Les Éléphants doivent-ils s’attendre à une traversée du désert ?

On peut le craindre. Nous avons des joueurs de talents. Mais sont-ils tous bien utilisés ? Prenez le cas de Jean-Michaël Seri. Ses performances avec Nice, dont il est un des éléments essentiels,  sont très bonnes. Mais en sélection, ce n’est pas le même rendement. Est-il bien entouré sur le terrain ? Ces derniers mois, l’équipe a sans cesse changé. On se cherche… L’ossature de la sélection avec laquelle nous avons été champions d’Afrique en 1992 remontait à 1983 ou 1984. Même chose pour l’équipe qui a gagné la CAN en 2015 : ceux qui constituaient le noyau dur avaient l’habitude de joueur ensemble depuis 2004. Il faut du temps pour bâtir quelque chose.

La Côte d’Ivoire va sans doute traverser des moments difficiles. Il va falloir se qualifier pour la CAN 2019. Nous avons perdu le premier match chez nous face à la Guinée, mais je pense que dans un groupe où figurent également le Rwanda et la Centrafrique, on devrait pouvoir s’en sortir.

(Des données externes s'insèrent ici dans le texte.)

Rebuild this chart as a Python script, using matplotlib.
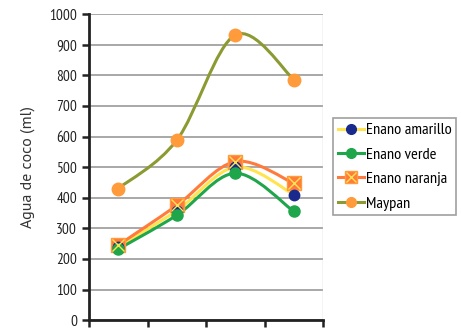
import numpy as np
import matplotlib
matplotlib.use('Agg')
import matplotlib.pyplot as plt
from matplotlib.path import Path
from matplotlib.patches import PathPatch
from matplotlib.lines import Line2D

# data
categories = ['1', '2', '3', '4']
series_names = ['Enano amarillo', 'Enano verde', 'Enano naranja', 'Maypan']
enano_amarillo = [240, 358, 500, 410]
enano_verde = [232, 343, 480, 355]
enano_naranja = [245, 375, 518, 447]
maypan = [430, 588, 932, 786]
yticks = [0, 100, 200, 300, 400, 500, 600, 700, 800, 900, 1000]

line_colors = ['#FFE450', '#1FA64A', '#FF7A3C', '#8C9A32']
marker_face = ['#1A2A8C', '#1FA64A', '#FF7A3C', '#FF9B3A']
markers = ['o', 'o', 's', 'o']
msizes = [7.5, 8, 10.5, 9]

narrow = ['PT Sans Narrow', 'Open Sans Condensed', 'DejaVu Sans']
plt.rcParams['font.family'] = narrow

fig = plt.figure(figsize=(4.61, 3.28), dpi=100)
ax = fig.add_axes([0.193, 0.024, 0.508, 0.933])


def smooth_path(x, y, t=1/6):
    # excel-like smoothed line: cubic bezier segments through the points
    x = np.asarray(x, float)
    y = np.asarray(y, float)
    verts = [(x[0], y[0])]
    codes = [Path.MOVETO]
    n = len(x)
    for i in range(n - 1):
        p0 = (x[max(i - 1, 0)], y[max(i - 1, 0)])
        p1 = (x[i], y[i])
        p2 = (x[i + 1], y[i + 1])
        p3 = (x[min(i + 2, n - 1)], y[min(i + 2, n - 1)])
        c1 = (p1[0] + (p2[0] - p0[0]) * t, p1[1] + (p2[1] - p0[1]) * t)
        c2 = (p2[0] - (p3[0] - p1[0]) * t, p2[1] - (p3[1] - p1[1]) * t)
        verts += [c1, c2, p2]
        codes += [Path.CURVE4] * 3
    return Path(verts, codes)


xs = np.arange(len(categories))
all_series = [enano_amarillo, enano_verde, enano_naranja, maypan]
order = [3, 2, 0, 1]
for i in order:
    vals = all_series[i]
    ax.add_patch(PathPatch(smooth_path(xs, vals), facecolor='none',
                           edgecolor=line_colors[i], lw=2.2, zorder=3 + i * 0.1))
for i in order:
    vals = all_series[i]
    if markers[i] == 's':
        ax.plot(xs, vals, ls='none', marker='s', ms=msizes[i], mfc=marker_face[i],
                mec='#FF9B3A', zorder=5)
        ax.plot(xs, vals, ls='none', marker='x', ms=msizes[i] * 0.8, mec='#FFE450',
                mew=1.0, zorder=6)
    else:
        ax.plot(xs, vals, ls='none', marker=markers[i], ms=msizes[i],
                mfc=marker_face[i], mec=marker_face[i], zorder=5)

ax.set_xlim(-0.5, len(categories) - 0.5)
ax.set_ylim(0, 1000)
ax.set_yticks(yticks)
ax.set_yticklabels([str(v) for v in yticks], fontsize=11, color='#222222')
ax.set_xticks(np.arange(len(categories) + 1) - 0.5)
ax.set_xticklabels([])
ax.tick_params(axis='both', direction='out', length=5, width=1.8, color='#222222')
ax.grid(axis='y', color='#9A9A9A', lw=1.2)
ax.set_axisbelow(True)
for s in ['top', 'right']:
    ax.spines[s].set_visible(False)
ax.spines['left'].set_linewidth(2)
ax.spines['bottom'].set_linewidth(2)
ax.spines['left'].set_color('#222222')
ax.spines['bottom'].set_color('#222222')
ax.axvline(len(categories) - 0.5, color='#C8C8C8', lw=1)
ax.set_ylabel('Agua de coco (ml)', fontsize=11.5,
              family=['PT Sans', 'Open Sans', 'DejaVu Sans'],
              color='#333333', labelpad=10)

handles = []
for i in range(4):
    if markers[i] == 's':
        h = (Line2D([], [], color=line_colors[i], lw=2.2, marker='s', ms=9,
                    mfc=marker_face[i], mec='#FF9B3A'),
             Line2D([], [], ls='none', marker='x', ms=7, mec='#FFE450', mew=1.0))
    else:
        h = Line2D([], [], color=line_colors[i], lw=2.2, marker='o', ms=7,
                   mfc=marker_face[i], mec=marker_face[i])
    handles.append(h)
leg = fig.legend(handles, series_names, loc='upper left',
                 bbox_to_anchor=(0.722, 0.64), fontsize=11.8, frameon=True,
                 fancybox=False, edgecolor='#888888', handlelength=1.6,
                 handletextpad=0.1, borderpad=0.3, labelspacing=0.6,
                 borderaxespad=0)
leg.get_frame().set_linewidth(1.2)

fig.savefig('out.png', dpi=100)
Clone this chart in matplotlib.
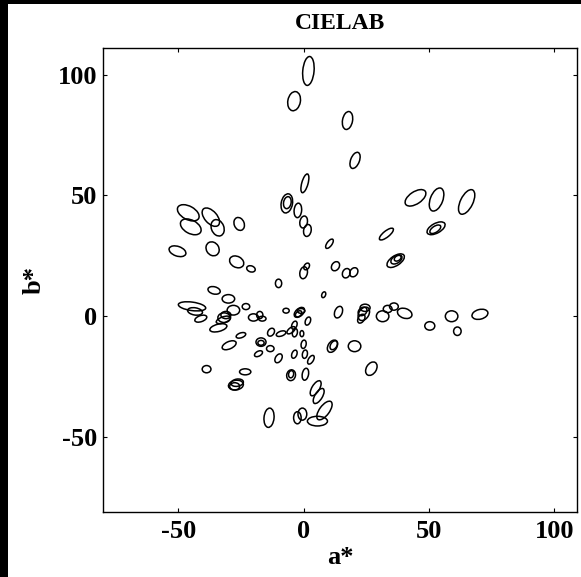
import matplotlib
matplotlib.use("Agg")
import matplotlib.pyplot as plt
from matplotlib.patches import Ellipse, Rectangle

# Ellipse data: centre a*, centre b*, major length, minor length, angle (deg)
center_a = [1.9, -3.8, 17.5, 20.5, 0.5, -6.7, -6.5, -2.3, 0.0, 1.5, 10.3, 33.0,
            44.6, 53.0, 65.0, 52.8, 52.5, 36.7, 37.0, 37.5, 0.0, 1.2, 12.7, 17.0,
            20.0, 8.0, -10.0, 13.9, 24.0, 23.5, 24.5, 23.0, 31.5, 33.5, 36.0, 40.3,
            50.3, 59.0, 61.3, 70.3, 11.5, 12.0, 20.3, 27.0,
            -46.0, -45.0, -37.0, -34.3, -25.7, -50.3, -36.3, -26.7, -21.0, -35.7,
            -30.0, -44.5, -43.3, -41.0, -31.7, -32.0, -31.0, -28.0, -34.0, -23.0,
            -20.0, -17.5, -16.5, -25.0, -29.7, -17.0, -17.0, -13.3, -18.0, -10.0,
            -3.7, -38.7, -23.3, -7.0, -13.0, -9.0, -5.0, -1.7, -2.0, -1.0, 1.7,
            -3.7, -3.5, -0.7, 0.0, 0.5, 2.9, 0.7, -5.0, -5.0,
            4.8, 6.0, 8.3, -0.5, -2.5, 5.5, -13.8, -27.0, -26.5, -27.5]
center_b = [101.5, 89.0, 81.0, 64.5, 55.0, 46.7, 47.0, 43.8, 39.0, 35.5, 30.0, 34.0,
            49.0, 48.3, 47.3, 36.4, 36.0, 23.0, 23.5, 24.0, 18.0, 20.6, 20.7, 17.8,
            18.2, 8.9, 13.6, 1.7, 1.0, 2.0, 3.5, -1.0, 0.0, 3.0, 4.0, 1.2,
            -4.0, 0.0, -6.2, 0.8, -12.4, -12.0, -12.4, -21.7,
            42.8, 37.0, 41.0, 36.6, 38.2, 26.9, 27.9, 22.5, 19.6, 10.7,
            7.2, 4.1, 2.0, -1.0, -0.6, -1.5, 0.5, 2.5, -4.8, 4.0,
            -0.5, 0.5, -1.0, -7.9, -12.0, -10.7, -11.0, -13.4, -15.5, -17.4,
            -15.7, -21.9, -23.0, 2.3, -6.6, -7.2, -5.8, 1.6, 1.0, 2.2, -2.0,
            -3.7, -6.8, -7.2, -11.6, -15.7, -18.0, -24.0, -24.4, -24.0,
            -29.8, -33.0, -39.0, -40.5, -42.0, -43.4, -42.0, -28.5, -27.5, -29.0]
major = [12, 8, 7.5, 7, 8, 8, 5, 6, 5, 5, 4.5, 7,
         9.5, 10, 11, 8, 5, 8, 5, 3, 5, 3, 4, 4,
         4, 2.5, 3.5, 5, 6, 4, 4, 4, 5, 3.5, 3.5, 6,
         4, 5, 3.5, 6.5, 5.5, 4, 5, 6,
         9.5, 9, 9, 7, 5.5, 7, 6, 6, 3.5, 5,
         5, 11, 6, 5, 5, 6, 4, 5, 7, 3,
         4, 3, 3, 4, 6, 4, 2.5, 3, 3.5, 4,
         3.5, 3.5, 4.5, 2.5, 3.5, 4, 4, 5, 3, 3, 3.5,
         3.5, 3.5, 2.5, 3.5, 3.5, 4, 5, 4.5, 3,
         7, 7, 9, 5, 5, 8, 8, 6, 5, 4]
minor = [4.5, 5, 4, 3.5, 2.5, 4.5, 3, 3, 3, 3, 2, 2.5,
         5, 5, 5, 4, 2.5, 4, 3, 2, 3, 2, 3, 3,
         3, 1.5, 2.5, 3, 4, 3, 3, 2.5, 4.5, 3, 3, 4,
         3.5, 4.5, 3, 4, 3.5, 2.5, 4.5, 4,
         5.5, 5.5, 5, 5, 4, 4, 5, 4.5, 2.5, 3,
         3.5, 3.5, 3, 2.5, 4, 2.5, 3, 4, 3, 2.5,
         3, 2.5, 2, 2, 3, 3.5, 2, 2.5, 2, 2.5,
         2, 3, 2.5, 2, 2.5, 2, 2, 3, 2, 2, 2,
         2, 2, 1.5, 2, 2, 2, 2.5, 3.5, 2,
         3, 3, 4, 3.5, 3, 4, 4, 4, 3, 3]
angle = [85, 80, 80, 70, 75, 80, 80, 85, 80, 80, 55, 40,
         35, 70, 65, 30, 35, 35, 35, 35, 80, 60, 60, 70,
         60, 70, 90, 70, 60, 45, 0, 60, 0, 0, 0, -20,
         0, 0, 90, 15, 60, 60, 0, 60,
         -30, -30, -50, -70, -70, -20, -60, -30, -20, -15,
         0, -8, -10, 20, 0, 20, 0, 0, 15, 0,
         0, 90, 0, 20, 25, 0, 0, 0, 30, 60,
         70, 0, 0, 0, 60, 20, 40, 45, 45, 0, 70,
         70, 80, 90, 80, 80, 60, 80, 80, 80,
         60, 60, 55, 90, 90, 0, 85, 10, 10, 0]

x_ticks = [-50, 0, 50, 100]
y_ticks = [-50, 0, 50, 100]

plt.rcParams['font.family'] = ['Liberation Serif', 'DejaVu Serif']
plt.rcParams['font.weight'] = 'bold'

fig = plt.figure(figsize=(5.81, 5.77), dpi=100)
fig.patch.set_facecolor('white')
# black border strips (left and top)
fig.patches.append(Rectangle((0, 0), 8 / 581, 1, transform=fig.transFigure,
                             facecolor='black', edgecolor='none', zorder=-10))
fig.patches.append(Rectangle((0, 1 - 4 / 577), 1, 4 / 577, transform=fig.transFigure,
                             facecolor='black', edgecolor='none', zorder=-10))

ax = fig.add_axes([103 / 581, 65 / 577, 474 / 581, 464 / 577])
for a, b, w, h, t in zip(center_a, center_b, major, minor, angle):
    ax.add_patch(Ellipse((a, b), w, h, angle=t, fill=False,
                         edgecolor='black', linewidth=1.1))

ax.set_xlim(-80, 109)
ax.set_ylim(-81, 111)
ax.set_xticks(x_ticks)
ax.set_yticks(y_ticks)
ax.set_xticklabels([str(v) for v in x_ticks])
ax.set_yticklabels([str(v) for v in y_ticks])
ax.tick_params(direction='in', length=3, width=0.8, top=True, right=True,
               labelsize=19)
ax.tick_params(axis='y', pad=4)
ax.tick_params(axis='x', pad=6)
for lab in ax.get_xticklabels() + ax.get_yticklabels():
    lab.set_fontweight('bold')
for s in ax.spines.values():
    s.set_linewidth(1.0)

ax.set_xlabel('a*', fontsize=19, fontweight='bold', labelpad=2)
ax.set_ylabel('b*', fontsize=19, fontweight='bold', labelpad=9)
ax.set_title('CIELAB', fontsize=17, fontweight='bold', pad=14)

fig.savefig('out.png', dpi=100)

Un nouveau sélectionneur doit être nommé. Votre préférence va-t-elle à un Ivoirien ou à un étranger ?

Je ne sais pas si la fédération aura les moyens d’engager un étranger. Il y en a eu beaucoup ces dernières années (Sabri Lamouchi, Hervé Renard, Michel Dussuyer, Marc Wilmots, ndlr), et cela coûte cher. Or puisque la Côte d’Ivoire ne participera pas à la Coupe du monde, il y aura un manque à gagner. Je pense que prendre un sélectionneur ivoirien serait intéressant. Quelqu’un qui connaisse bien le foot ivoirien et africain. On pourrait imaginer qu’il soit assisté par un collège d’entraîneurs.

Pourriez-vous jouer un rôle actif ?

Une chose est certaine : je ne reviendrai pas (rires). J’ai 72 ans, je pense que j’ai le droit de me reposer un peu. Mais si on me demande des conseils, je veux bien aider. Cette situation me rend triste, bien sûr, même si ce n’est pas désespéré. Il faut que la sélection ivoirienne revienne à un excellent niveau.